» Exercise
Print word for word the first line of the listing below and every line after it, through the line with "10, 11, 9, 7];". Leave out the pictures and the rest.

====================

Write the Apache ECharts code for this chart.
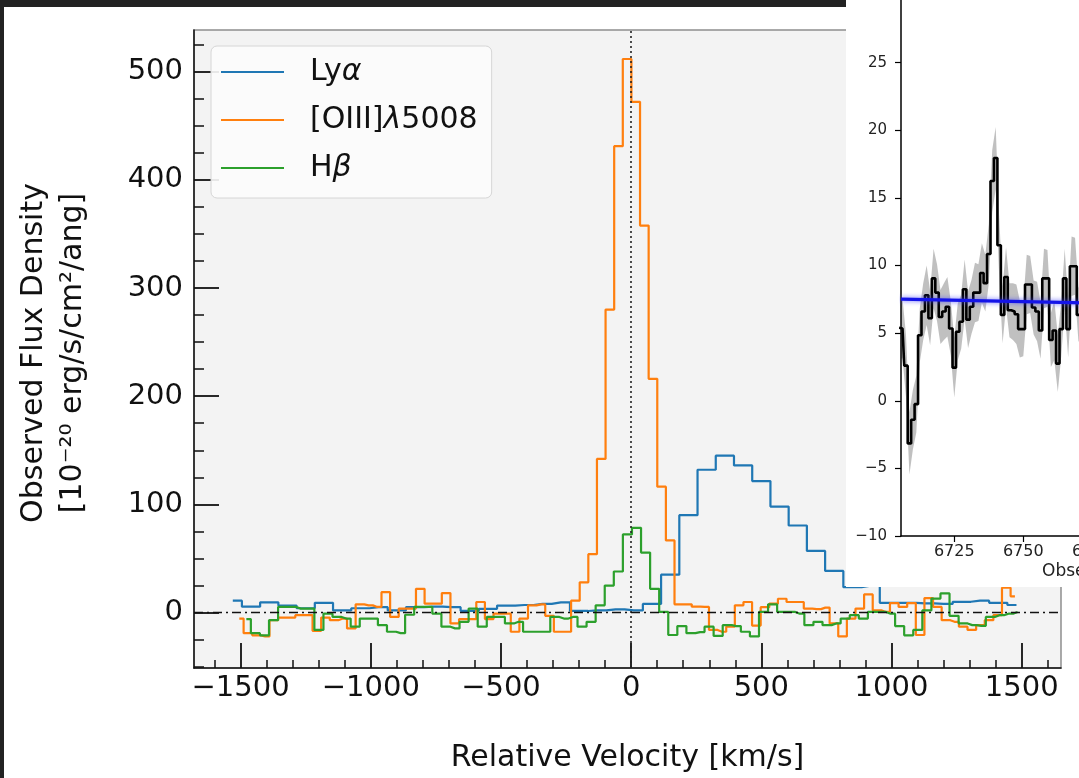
<!DOCTYPE html>
<html>
<head>
<meta charset="utf-8">
<title>Line profiles: Lyα, [OIII]λ5008, Hβ</title>
<script src="https://cdn.jsdelivr.net/npm/echarts@6.0.0/dist/echarts.min.js"></script>
<style>
  html, body { margin: 0; padding: 0; overflow: hidden; background: #ffffff; }
  #chart { width: 1140px; height: 778px; }
</style>
</head>
<body>
<div id="chart"></div>
<script>
// ---- Main panel: velocity profiles (km/s, 1e-20 erg/s/cm^2/Å) ----
const lyaVel = [-1530, -1460, -1390, -1320, -1250, -1180, -1110, -1040, -970, -900, -830, -760, -690, -620, -550,
  -480, -410, -340, -270, -200, -130, -60, 10, 80, 150, 220, 290, 360, 430, 500, 570, 640, 710, 780, 850, 920,
  990, 1060, 1130, 1200, 1270, 1340, 1410, 1480];
const lyaFlux = [11, 5.5, 9.5, 6.5, 4, 9, 2, 4, 5, 2, 5, 5.5, 5, 1.5, 3.5, 6.5, 7, 8, 9.5, 1.5, 2, 3, 2, 8,
  35, 90, 132, 145, 136, 121.5, 98, 80.5, 57, 38.5, 23.5, 25, 9, 9, 8.5, 8, 10, 11, 9, 7];

const oiiiVel = [-1505.0, -1471.9, -1438.8, -1405.7, -1372.6, -1339.5, -1306.4, -1273.3, -1240.2, -1207.1,
  -1174.0, -1140.9, -1107.8, -1074.7, -1041.6, -1008.5, -975.4, -942.3, -909.2, -876.1, -843.0, -809.9,
  -776.8, -743.7, -710.6, -677.5, -644.4, -611.3, -578.2, -545.1, -512.0, -478.9, -445.8, -412.7, -379.6,
  -346.5, -313.4, -280.3, -247.2, -214.1, -181.0, -147.9, -114.8, -81.7, -48.6, -15.5, 17.6, 50.7, 83.8,
  116.9, 150.0, 183.1, 216.2, 249.3, 282.4, 315.5, 348.6, 381.7, 414.8, 447.9, 481.0, 514.1, 547.2, 580.3,
  613.4, 646.5, 679.6, 712.7, 745.8, 778.9, 812.0, 845.1, 878.2, 911.3, 944.4, 977.5, 1010.6, 1043.7,
  1076.8, 1109.9, 1143.0, 1176.1, 1209.2, 1242.3, 1275.4, 1308.5, 1341.6, 1374.7, 1407.8, 1440.9, 1474.0];
const oiiiFlux = [-5.5, -19, -21, -22, -7, -4.6, -4.6, -2.4, -2.4, -16.8, -4.6, -7, -5.5, -14.6, 7.6, 6.7,
  5.2, 18.9, -4, 3.7, 3.7, 22, 8.2, 8.2, 18, -10, -6, -6, 9.8, -6, -1, -1, -17.7, -5.5, 6.7, 7.6, -3,
  -17.7, -17.7, 11, 28, 54, 142, 280, 431, 511.6, 472, 357.7, 216, 116.4, 66.7, 7.6, 7.6, 5.5, 5.2, -16,
  -17.7, -13, 6.7, 9.8, -12, 5, 8.2, 12.8, 9.8, 9.8, 3.7, 3.2, 4.6, -10, -22, -5.5, 3.7, 16.8, 2.1, 0.6,
  8.8, 5.2, 8.8, -20.7, 13.4, 5.2, -7, -8.5, -13, -16, -11.6, -7, -2.4, 23, 15];

const hbVel = [-1478.0, -1443.2, -1408.3, -1373.5, -1338.6, -1303.8, -1268.9, -1234.1, -1199.2, -1164.4,
  -1129.5, -1094.7, -1059.8, -1025.0, -990.1, -955.3, -920.4, -885.6, -850.7, -815.9, -781.0, -746.2,
  -711.3, -676.5, -641.6, -606.8, -571.9, -537.1, -502.2, -467.4, -432.5, -397.7, -362.8, -328.0, -293.1,
  -258.3, -223.4, -188.6, -153.7, -118.9, -84.0, -49.2, -14.3, 20.6, 55.4, 90.3, 125.1, 160.0, 194.8,
  229.7, 264.5, 299.4, 334.2, 369.1, 403.9, 438.8, 473.6, 508.5, 543.3, 578.2, 613.0, 647.9, 682.7, 717.6,
  752.4, 787.3, 822.1, 857.0, 891.8, 926.7, 961.5, 996.4, 1031.2, 1066.1, 1100.9, 1135.8, 1170.6, 1205.5,
  1240.3, 1275.2, 1310.0, 1344.9, 1379.7, 1414.6, 1449.4, 1484.3];
const hbFlux = [-6, -19, -21, -7, 5.2, 5.2, 3.7, 3.7, -16, -1, -4, -5.5, -13, -5.5, -5.5, -11.6, -17.7, -19,
  -2, 5.2, 5.2, -1, -13, -14.6, -8.5, 3.7, -13, -4, -4, -10, -8.5, -17.7, -17.7, -17.7, -4, -5.5, -4, -13,
  -8.5, 6.7, 25, 38, 72.2, 78.3, 55.5, 22, 0.6, -20.7, -12.5, -19, -18, -13, -21.6, -11.6, -12.5, -17.7,
  -22, 0.6, 7.6, 0.6, 0.6, -1, -11.6, -8.5, -11.6, -10, -5.5, -2.4, -5.5, 0.6, 0.6, -1, -12.5, -21, -16,
  2, 13, 17.7, -3, -10, -11.6, -12.2, -4, -2.4, -1, 0.6];

const velTicks = [-1500, -1000, -500, 0, 500, 1000, 1500];
const velMinorTicks = [-1600, -1400, -1300, -1200, -1100, -900, -800, -700, -600, -400, -300, -200, -100,
  100, 200, 300, 400, 600, 700, 800, 900, 1100, 1200, 1300, 1400, 1600];
const fluxTicks = [0, 100, 200, 300, 400, 500];
const fluxMinorTicks = [-50, -25, 25, 50, 75, 125, 150, 175, 225, 250, 275, 325, 350, 375, 425, 450, 475, 525];

// ---- Side panel: observed-frame spectrum around the line (Å) ----
const insetWave = [6705, 6706.25, 6707.5, 6708.75, 6710, 6711.25, 6712.5, 6713.75, 6715, 6716.25, 6717.5,
  6718.75, 6720, 6721.25, 6722.5, 6723.75, 6725, 6726.25, 6727.5, 6728.75, 6730, 6731.25, 6732.5, 6733.75,
  6735, 6736.25, 6737.5, 6738.75, 6740, 6741.25, 6742.5, 6743.75, 6745, 6746.25, 6747.5, 6748.75, 6750,
  6751.25, 6752.5, 6753.75, 6755, 6756.25, 6757.5, 6758.75, 6760, 6761.25, 6762.5, 6763.75, 6765, 6766.25,
  6767.5, 6768.75, 6770, 6771.25, 6772.5];
const insetFlux = [5.4, 5.35, 2.6, -3.15, -1.4, -0.25, 4.85, 6.6, 7.8, 6.1, 9.05, 8.0, 6.2, 6.6, 6.95, 5.35,
  2.45, 5.1, 5.85, 8.25, 6.0, 6.95, 8.0, 8.0, 9.45, 8.7, 10.85, 16.25, 17.95, 11.5, 6.35, 9.15, 6.7, 6.6,
  6.4, 5.3, 5.3, 8.6, 8.6, 6.9, 6.6, 5.2, 9.05, 9.05, 4.5, 5.2, 2.75, 5.3, 9.05, 5.3, 9.95, 9.95, 6.35,
  7.0, 8.2];
const insetErr = [2.3, 2.2, 2.3, 2.3, 2.2, 2.1, 2.0, 2.1, 2.2, 2.0, 2.2, 2.1, 2.0, 2.1, 2.2, 2.0, 2.2, 2.1,
  2.0, 2.2, 2.1, 2.0, 2.2, 2.1, 2.2, 2.1, 2.2, 2.3, 2.3, 2.2, 2.1, 2.2, 2.0, 2.1, 2.2, 2.1, 2.0, 2.2, 2.1,
  2.0, 2.2, 2.1, 2.2, 2.1, 2.0, 2.2, 2.1, 2.0, 2.2, 2.1, 2.2, 2.1, 2.0, 2.1, 2.2];
const contWave = [6705.7, 6790];
const contFlux = [7.52, 7.17];
const waveTicks = [6725, 6750, 6775];
const insetFluxTicks = [-10, -5, 0, 5, 10, 15, 20, 25];

const FONT = 'DejaVu Sans';
const TEXT = '#111111';
const withMinus = v => String(v).replace('-', '\u2212');
const plain = v => String(v);
const pairs = (xs, ys) => xs.map((x, i) => [x, ys[i]]);

const legendLabels = {
  'Ly\u03b1': '{n|Ly}{g|\u03b1}',
  '[OIII]\u03bb5008': '{n|[OIII]}{g|\u03bb}{n|5008}',
  'H\u03b2': '{n|H}{g|\u03b2}'
};

const chart = echarts.init(document.getElementById('chart'), null, { renderer: 'canvas' });

const option = {
  animation: false,
  backgroundColor: '#ffffff',
  grid: [
    { left: 194, top: 30, width: 867, height: 645, show: true, backgroundColor: '#f3f3f3',
      borderColor: '#8f8f8f', borderWidth: 1.5 },
    { left: 901, top: 0, width: 232.7, height: 536, show: false }
  ],
  legend: {
    data: ['Ly\u03b1', '[OIII]\u03bb5008', 'H\u03b2'],
    orient: 'vertical',
    left: 211, top: 46,
    padding: [11, 14, 15, 10],
    itemWidth: 63, itemHeight: 2.2, itemGap: 18,
    icon: 'rect',
    backgroundColor: 'rgba(252,252,252,0.9)',
    borderColor: '#d6d6d6', borderWidth: 1, borderRadius: 6,
    selectedMode: false,
    formatter: name => legendLabels[name],
    textStyle: {
      color: TEXT, fontFamily: FONT, fontSize: 30, lineHeight: 30, padding: [0, 0, 0, 21],
      rich: {
        n: { fontFamily: FONT, fontSize: 30, lineHeight: 30, color: TEXT },
        g: { fontFamily: FONT, fontSize: 30, lineHeight: 30, fontStyle: 'italic', color: TEXT }
      }
    }
  },
  xAxis: [
    { gridIndex: 0, type: 'value', position: 'bottom', min: -1679, max: 1651,
      axisLine: { onZero: false, lineStyle: { color: TEXT, width: 1.5 } },
      axisTick: { inside: true, length: 25, customValues: velTicks, lineStyle: { color: TEXT, width: 1.8 } },
      axisLabel: { customValues: velTicks, fontSize: 29, fontFamily: FONT, color: TEXT, margin: 6, formatter: withMinus },
      splitLine: { show: false },
      name: 'Relative Velocity [km/s]', nameLocation: 'middle', nameGap: 75,
      nameTextStyle: { fontSize: 30, fontFamily: FONT, color: TEXT } },
    { gridIndex: 0, type: 'value', position: 'bottom', min: -1679, max: 1651,
      axisLine: { show: false, onZero: false },
      axisTick: { inside: true, length: 8, customValues: velMinorTicks, lineStyle: { color: TEXT, width: 1.5 } },
      axisLabel: { show: false }, splitLine: { show: false } },
    { gridIndex: 1, type: 'value', position: 'bottom', min: 6705.7, max: 6790, z: 10,
      axisLine: { onZero: false, lineStyle: { color: '#000', width: 1.5 } },
      axisTick: { inside: false, length: 6, customValues: waveTicks, lineStyle: { color: '#000', width: 1.2 } },
      axisLabel: { customValues: waveTicks, fontSize: 16, fontFamily: FONT, color: '#222', margin: 8, formatter: plain },
      splitLine: { show: false } }
  ],
  yAxis: [
    { gridIndex: 0, type: 'value', position: 'left', min: -51.2, max: 538.4,
      axisLine: { onZero: false, lineStyle: { color: TEXT, width: 1.5 } },
      axisTick: { inside: true, length: 25, customValues: fluxTicks, lineStyle: { color: TEXT, width: 1.8 } },
      axisLabel: { customValues: fluxTicks, fontSize: 29, fontFamily: FONT, color: TEXT, margin: 11, formatter: withMinus },
      splitLine: { show: false } },
    { gridIndex: 0, type: 'value', position: 'left', min: -51.2, max: 538.4,
      axisLine: { show: false, onZero: false },
      axisTick: { inside: true, length: 10, customValues: fluxMinorTicks, lineStyle: { color: TEXT, width: 1.5 } },
      axisLabel: { show: false }, splitLine: { show: false } },
    { gridIndex: 1, type: 'value', position: 'left', min: -10, max: 29.64, z: 10,
      axisLine: { onZero: false, lineStyle: { color: '#000', width: 1.5 } },
      axisTick: { inside: false, length: 6, customValues: insetFluxTicks, lineStyle: { color: '#000', width: 1.2 } },
      axisLabel: { customValues: insetFluxTicks, fontSize: 15, fontFamily: FONT, color: '#222', margin: 14, formatter: withMinus },
      splitLine: { show: false } }
  ],
  graphic: [
    { type: 'rect', z: 5, silent: true, shape: { x: 846, y: 0, width: 300, height: 587 }, style: { fill: '#ffffff' } },
    { type: 'rect', z: 30, silent: true, shape: { x: 0, y: 0, width: 846, height: 7 }, style: { fill: '#222222' } },
    { type: 'rect', z: 30, silent: true, shape: { x: 0, y: 0, width: 4, height: 778 }, style: { fill: '#222222' } },
    { type: 'text', z: 6, silent: true, x: 54, y: 353, rotation: Math.PI / 2,
      style: { text: 'Observed Flux Density\n[10\u207b\u00b2\u2070 erg/s/cm\u00b2/ang]', fontSize: 30, fontFamily: FONT,
               align: 'center', verticalAlign: 'middle', lineHeight: 39, fill: TEXT } },
    { type: 'text', z: 12, silent: true, x: 1042, y: 563,
      style: { text: 'Observed Wavelength [\u00c5]', fontSize: 17, fontFamily: FONT, fill: '#222', align: 'left', verticalAlign: 'top' } }
  ],
  series: [
    { name: 'Ly\u03b1', type: 'line', step: 'middle', xAxisIndex: 0, yAxisIndex: 0, z: 2,
      data: pairs(lyaVel, lyaFlux), showSymbol: false, symbol: 'none', color: '#1f77b4',
      lineStyle: { width: 2.2, color: '#1f77b4' } },
    { name: '[OIII]\u03bb5008', type: 'line', step: 'middle', xAxisIndex: 0, yAxisIndex: 0, z: 2,
      data: pairs(oiiiVel, oiiiFlux), showSymbol: false, symbol: 'none', color: '#ff7f0e',
      lineStyle: { width: 2.2, color: '#ff7f0e' } },
    { name: 'H\u03b2', type: 'line', step: 'middle', xAxisIndex: 0, yAxisIndex: 0, z: 2,
      data: pairs(hbVel, hbFlux), showSymbol: false, symbol: 'none', color: '#2ca02c',
      lineStyle: { width: 2.2, color: '#2ca02c' },
      markLine: {
        silent: true, symbol: ['none', 'none'], label: { show: false },
        data: [
          { xAxis: 0, lineStyle: { type: [2, 3], color: '#222', width: 1.6 } },
          { yAxis: 0, lineStyle: { type: [9, 4, 2, 4], color: '#111', width: 1.3 } }
        ]
      } },
    { type: 'custom', xAxisIndex: 2, yAxisIndex: 2, z: 10, silent: true,
      data: [[insetWave[0], insetFlux[0]]],
      renderItem: function (params, api) {
        const upper = [], lower = [];
        for (let i = 0; i < insetWave.length; i++) {
          upper.push(api.coord([insetWave[i], insetFlux[i] + insetErr[i]]));
          lower.push(api.coord([insetWave[i], insetFlux[i] - insetErr[i]]));
        }
        const pts = echarts.graphic.clipPointsByRect(upper.concat(lower.reverse()), params.coordSys);
        return { type: 'polygon', shape: { points: pts }, style: { fill: 'rgba(140,140,140,0.55)' } };
      } },
    { type: 'line', step: 'middle', xAxisIndex: 2, yAxisIndex: 2, z: 11,
      data: pairs(insetWave, insetFlux), showSymbol: false, symbol: 'none',
      lineStyle: { width: 2.6, color: '#000000' } },
    { type: 'line', xAxisIndex: 2, yAxisIndex: 2, z: 12,
      data: pairs(contWave, contFlux), showSymbol: false, symbol: 'none',
      lineStyle: { width: 3.2, color: '#1414e8', shadowBlur: 5, shadowColor: 'rgba(70,70,255,0.8)' } }
  ]
};

chart.setOption(option);
</script>
</body>
</html>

====================

» Output for this exercise
Write the Apache ECharts code for this chart.
<!DOCTYPE html>
<html>
<head>
<meta charset="utf-8">
<title>Line profiles: Lyα, [OIII]λ5008, Hβ</title>
<script src="https://cdn.jsdelivr.net/npm/echarts@6.0.0/dist/echarts.min.js"></script>
<style>
  html, body { margin: 0; padding: 0; overflow: hidden; background: #ffffff; }
  #chart { width: 1140px; height: 778px; }
</style>
</head>
<body>
<div id="chart"></div>
<script>
// ---- Main panel: velocity profiles (km/s, 1e-20 erg/s/cm^2/Å) ----
const lyaVel = [-1530, -1460, -1390, -1320, -1250, -1180, -1110, -1040, -970, -900, -830, -760, -690, -620, -550,
  -480, -410, -340, -270, -200, -130, -60, 10, 80, 150, 220, 290, 360, 430, 500, 570, 640, 710, 780, 850, 920,
  990, 1060, 1130, 1200, 1270, 1340, 1410, 1480];
const lyaFlux = [11, 5.5, 9.5, 6.5, 4, 9, 2, 4, 5, 2, 5, 5.5, 5, 1.5, 3.5, 6.5, 7, 8, 9.5, 1.5, 2, 3, 2, 8,
  35, 90, 132, 145, 136, 121.5, 98, 80.5, 57, 38.5, 23.5, 25, 9, 9, 8.5, 8, 10, 11, 9, 7];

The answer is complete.